_WORK REQUIRED_
Identify and reproduce every line holding the string "this".

_DATA ROWS_
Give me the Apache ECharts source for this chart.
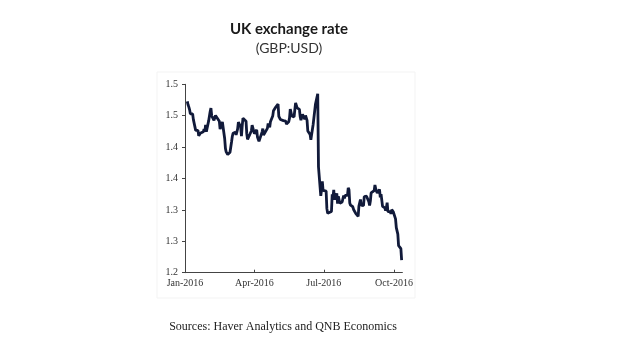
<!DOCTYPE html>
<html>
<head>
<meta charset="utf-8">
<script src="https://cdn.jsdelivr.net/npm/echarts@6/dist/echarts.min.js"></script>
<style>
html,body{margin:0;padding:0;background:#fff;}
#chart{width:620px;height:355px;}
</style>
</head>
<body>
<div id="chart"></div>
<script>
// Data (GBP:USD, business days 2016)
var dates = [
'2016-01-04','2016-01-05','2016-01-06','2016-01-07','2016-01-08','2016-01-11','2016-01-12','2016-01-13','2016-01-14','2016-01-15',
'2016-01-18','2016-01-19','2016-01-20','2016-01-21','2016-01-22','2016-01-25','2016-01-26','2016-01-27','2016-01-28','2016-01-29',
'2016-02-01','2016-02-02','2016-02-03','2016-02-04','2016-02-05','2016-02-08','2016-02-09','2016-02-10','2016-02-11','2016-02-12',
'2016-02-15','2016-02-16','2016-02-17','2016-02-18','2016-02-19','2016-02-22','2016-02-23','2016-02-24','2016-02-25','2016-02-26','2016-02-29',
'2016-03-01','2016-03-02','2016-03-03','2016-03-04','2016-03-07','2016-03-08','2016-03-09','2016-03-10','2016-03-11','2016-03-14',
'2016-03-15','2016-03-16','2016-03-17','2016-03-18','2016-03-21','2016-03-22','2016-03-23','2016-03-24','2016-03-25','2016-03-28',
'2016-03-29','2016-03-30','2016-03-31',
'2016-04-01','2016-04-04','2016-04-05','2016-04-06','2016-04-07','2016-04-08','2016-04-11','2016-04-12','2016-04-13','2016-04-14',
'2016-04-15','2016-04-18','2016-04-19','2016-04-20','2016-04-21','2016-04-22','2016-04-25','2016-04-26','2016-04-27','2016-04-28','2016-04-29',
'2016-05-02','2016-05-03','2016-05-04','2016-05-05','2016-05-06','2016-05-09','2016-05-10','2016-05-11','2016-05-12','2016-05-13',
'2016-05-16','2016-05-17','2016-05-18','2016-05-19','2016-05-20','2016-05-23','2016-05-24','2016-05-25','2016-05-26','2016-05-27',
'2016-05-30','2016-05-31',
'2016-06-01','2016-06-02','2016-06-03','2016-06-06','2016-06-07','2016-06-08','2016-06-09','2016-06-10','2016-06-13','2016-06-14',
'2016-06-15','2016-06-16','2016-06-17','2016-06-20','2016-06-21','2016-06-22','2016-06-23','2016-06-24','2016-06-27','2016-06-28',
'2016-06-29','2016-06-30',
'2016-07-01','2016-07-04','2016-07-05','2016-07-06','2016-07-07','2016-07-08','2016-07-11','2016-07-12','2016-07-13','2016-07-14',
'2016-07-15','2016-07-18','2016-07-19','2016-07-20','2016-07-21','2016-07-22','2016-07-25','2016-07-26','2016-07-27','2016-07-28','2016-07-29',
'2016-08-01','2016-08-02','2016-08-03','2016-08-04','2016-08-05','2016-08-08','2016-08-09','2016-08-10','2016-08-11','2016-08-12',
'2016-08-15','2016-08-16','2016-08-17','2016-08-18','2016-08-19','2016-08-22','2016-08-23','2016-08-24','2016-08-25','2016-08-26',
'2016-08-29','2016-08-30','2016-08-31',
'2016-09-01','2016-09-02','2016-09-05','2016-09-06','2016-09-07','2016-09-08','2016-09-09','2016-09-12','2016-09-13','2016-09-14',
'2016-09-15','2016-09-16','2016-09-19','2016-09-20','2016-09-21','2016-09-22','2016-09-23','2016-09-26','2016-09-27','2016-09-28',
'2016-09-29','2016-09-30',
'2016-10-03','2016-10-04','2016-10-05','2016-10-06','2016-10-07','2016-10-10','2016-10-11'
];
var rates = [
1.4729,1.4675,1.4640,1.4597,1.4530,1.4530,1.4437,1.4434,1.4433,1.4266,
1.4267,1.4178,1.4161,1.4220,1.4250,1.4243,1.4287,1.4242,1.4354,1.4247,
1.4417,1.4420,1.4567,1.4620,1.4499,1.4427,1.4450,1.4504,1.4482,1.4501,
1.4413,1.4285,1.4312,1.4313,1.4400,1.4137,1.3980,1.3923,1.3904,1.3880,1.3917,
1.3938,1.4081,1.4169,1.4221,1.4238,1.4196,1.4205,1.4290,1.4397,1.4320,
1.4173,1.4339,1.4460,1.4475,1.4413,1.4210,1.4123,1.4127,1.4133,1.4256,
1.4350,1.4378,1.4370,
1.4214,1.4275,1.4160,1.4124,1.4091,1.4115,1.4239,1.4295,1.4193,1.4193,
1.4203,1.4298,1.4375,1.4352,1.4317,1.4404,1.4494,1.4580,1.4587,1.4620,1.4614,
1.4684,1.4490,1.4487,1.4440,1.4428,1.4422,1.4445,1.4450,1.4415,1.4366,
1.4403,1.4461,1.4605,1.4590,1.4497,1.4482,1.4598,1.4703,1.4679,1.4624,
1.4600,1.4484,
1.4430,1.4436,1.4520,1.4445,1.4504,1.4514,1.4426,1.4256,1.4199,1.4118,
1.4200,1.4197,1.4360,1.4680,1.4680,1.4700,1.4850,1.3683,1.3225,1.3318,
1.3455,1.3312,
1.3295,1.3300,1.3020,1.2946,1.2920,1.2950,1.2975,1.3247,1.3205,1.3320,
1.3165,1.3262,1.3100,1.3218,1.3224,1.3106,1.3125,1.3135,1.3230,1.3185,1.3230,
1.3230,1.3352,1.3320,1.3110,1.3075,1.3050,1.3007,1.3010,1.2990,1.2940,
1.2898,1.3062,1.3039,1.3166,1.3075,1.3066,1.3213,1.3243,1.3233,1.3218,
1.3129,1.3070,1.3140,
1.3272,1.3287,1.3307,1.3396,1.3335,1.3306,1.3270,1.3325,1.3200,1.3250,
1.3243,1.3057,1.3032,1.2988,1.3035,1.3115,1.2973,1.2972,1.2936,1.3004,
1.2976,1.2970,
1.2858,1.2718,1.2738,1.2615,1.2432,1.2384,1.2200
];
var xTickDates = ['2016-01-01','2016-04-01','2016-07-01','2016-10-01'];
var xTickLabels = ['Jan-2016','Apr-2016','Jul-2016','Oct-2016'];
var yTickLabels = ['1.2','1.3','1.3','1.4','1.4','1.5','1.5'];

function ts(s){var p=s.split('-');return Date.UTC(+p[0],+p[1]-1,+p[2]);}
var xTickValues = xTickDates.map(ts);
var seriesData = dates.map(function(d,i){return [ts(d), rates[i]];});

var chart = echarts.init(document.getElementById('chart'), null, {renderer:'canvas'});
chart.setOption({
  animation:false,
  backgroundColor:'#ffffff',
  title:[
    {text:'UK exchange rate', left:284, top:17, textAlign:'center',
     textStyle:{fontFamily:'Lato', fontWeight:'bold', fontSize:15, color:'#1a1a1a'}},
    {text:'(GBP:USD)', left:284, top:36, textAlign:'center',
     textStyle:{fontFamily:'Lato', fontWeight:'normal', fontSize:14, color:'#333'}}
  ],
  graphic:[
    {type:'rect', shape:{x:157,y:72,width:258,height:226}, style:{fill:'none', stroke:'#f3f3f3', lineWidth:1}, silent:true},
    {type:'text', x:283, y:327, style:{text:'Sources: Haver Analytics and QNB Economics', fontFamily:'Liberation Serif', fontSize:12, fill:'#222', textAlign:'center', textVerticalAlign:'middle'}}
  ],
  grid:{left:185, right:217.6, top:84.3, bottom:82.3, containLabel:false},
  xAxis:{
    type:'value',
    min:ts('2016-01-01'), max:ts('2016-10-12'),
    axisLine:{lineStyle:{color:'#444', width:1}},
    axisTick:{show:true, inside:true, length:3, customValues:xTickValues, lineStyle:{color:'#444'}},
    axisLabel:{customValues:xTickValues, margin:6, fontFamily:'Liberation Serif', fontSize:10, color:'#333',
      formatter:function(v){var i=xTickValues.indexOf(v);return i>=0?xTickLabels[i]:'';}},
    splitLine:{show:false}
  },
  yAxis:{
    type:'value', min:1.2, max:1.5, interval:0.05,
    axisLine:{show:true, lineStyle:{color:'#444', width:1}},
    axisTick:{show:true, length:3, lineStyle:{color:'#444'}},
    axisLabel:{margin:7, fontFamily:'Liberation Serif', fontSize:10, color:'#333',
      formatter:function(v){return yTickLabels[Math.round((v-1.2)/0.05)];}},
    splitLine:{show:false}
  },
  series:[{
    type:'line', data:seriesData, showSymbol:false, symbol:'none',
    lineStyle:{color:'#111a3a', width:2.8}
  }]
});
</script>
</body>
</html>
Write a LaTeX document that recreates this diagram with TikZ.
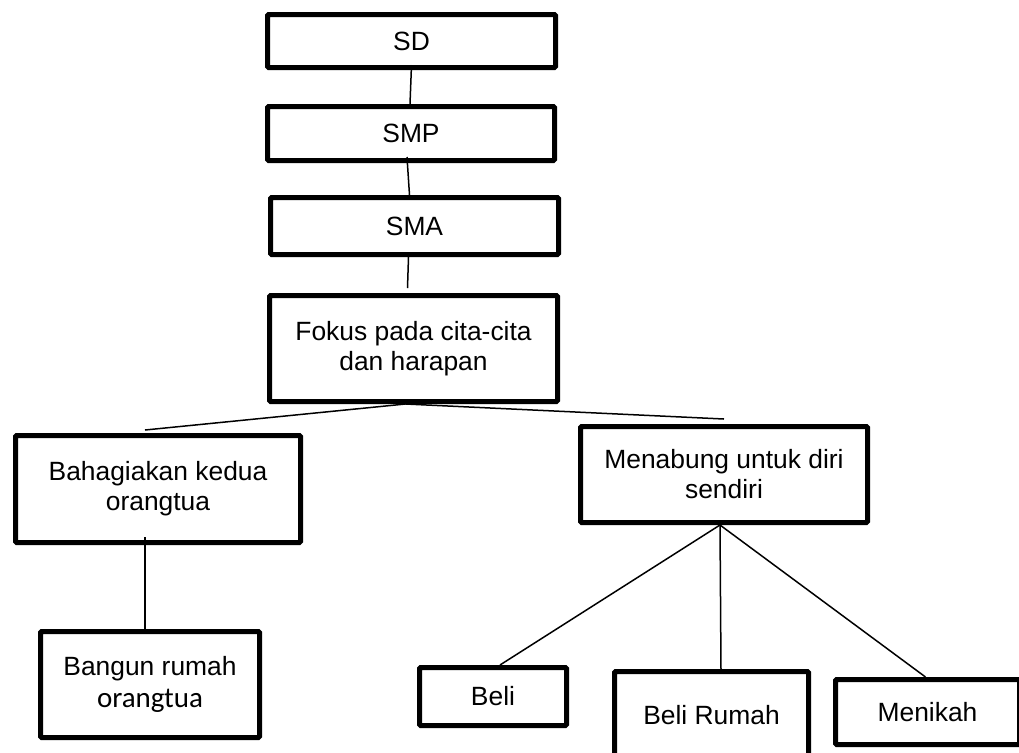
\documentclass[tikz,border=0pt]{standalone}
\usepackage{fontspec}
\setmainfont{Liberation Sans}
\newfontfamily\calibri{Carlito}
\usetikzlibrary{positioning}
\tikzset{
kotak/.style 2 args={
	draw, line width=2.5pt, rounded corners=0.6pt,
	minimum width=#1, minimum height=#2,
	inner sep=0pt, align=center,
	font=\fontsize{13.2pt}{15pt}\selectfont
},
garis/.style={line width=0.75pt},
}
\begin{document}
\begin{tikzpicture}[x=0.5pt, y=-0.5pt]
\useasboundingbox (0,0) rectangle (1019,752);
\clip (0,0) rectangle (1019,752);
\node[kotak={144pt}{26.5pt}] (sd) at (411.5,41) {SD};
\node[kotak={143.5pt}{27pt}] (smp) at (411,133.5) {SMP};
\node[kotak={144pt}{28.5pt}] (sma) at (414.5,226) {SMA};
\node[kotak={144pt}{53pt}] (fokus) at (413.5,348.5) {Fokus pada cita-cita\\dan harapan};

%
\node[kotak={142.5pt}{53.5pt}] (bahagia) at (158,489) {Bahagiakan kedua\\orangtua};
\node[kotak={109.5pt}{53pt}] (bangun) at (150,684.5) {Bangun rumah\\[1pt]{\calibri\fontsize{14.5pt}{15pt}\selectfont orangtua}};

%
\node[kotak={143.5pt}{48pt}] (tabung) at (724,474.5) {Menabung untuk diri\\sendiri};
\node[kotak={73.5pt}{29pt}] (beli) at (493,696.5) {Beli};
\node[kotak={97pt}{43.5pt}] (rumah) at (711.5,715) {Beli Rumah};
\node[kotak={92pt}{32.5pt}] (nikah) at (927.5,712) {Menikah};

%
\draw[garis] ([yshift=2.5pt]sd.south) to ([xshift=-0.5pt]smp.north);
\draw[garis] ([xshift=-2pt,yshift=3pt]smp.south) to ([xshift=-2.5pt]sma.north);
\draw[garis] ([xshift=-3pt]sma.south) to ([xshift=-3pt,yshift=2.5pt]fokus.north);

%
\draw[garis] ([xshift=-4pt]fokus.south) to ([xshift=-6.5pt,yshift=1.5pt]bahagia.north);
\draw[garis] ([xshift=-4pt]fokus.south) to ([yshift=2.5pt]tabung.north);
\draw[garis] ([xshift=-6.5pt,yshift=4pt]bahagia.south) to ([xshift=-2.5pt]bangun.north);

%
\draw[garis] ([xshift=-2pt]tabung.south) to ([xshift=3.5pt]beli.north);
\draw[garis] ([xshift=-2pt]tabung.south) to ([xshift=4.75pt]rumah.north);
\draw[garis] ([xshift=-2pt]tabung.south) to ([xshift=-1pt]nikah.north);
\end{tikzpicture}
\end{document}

==

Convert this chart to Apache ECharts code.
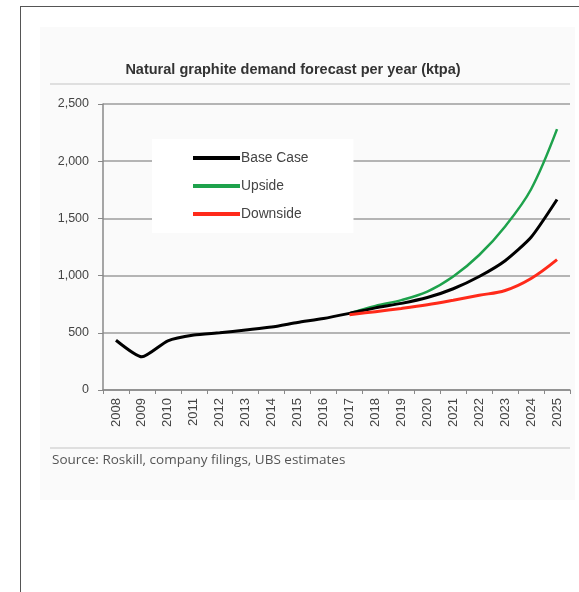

_TASK ANSWER_
Give me the Apache ECharts source for this chart.
Write a LaTeX document that recreates this diagram with TikZ.
Convert this chart to Apache ECharts code.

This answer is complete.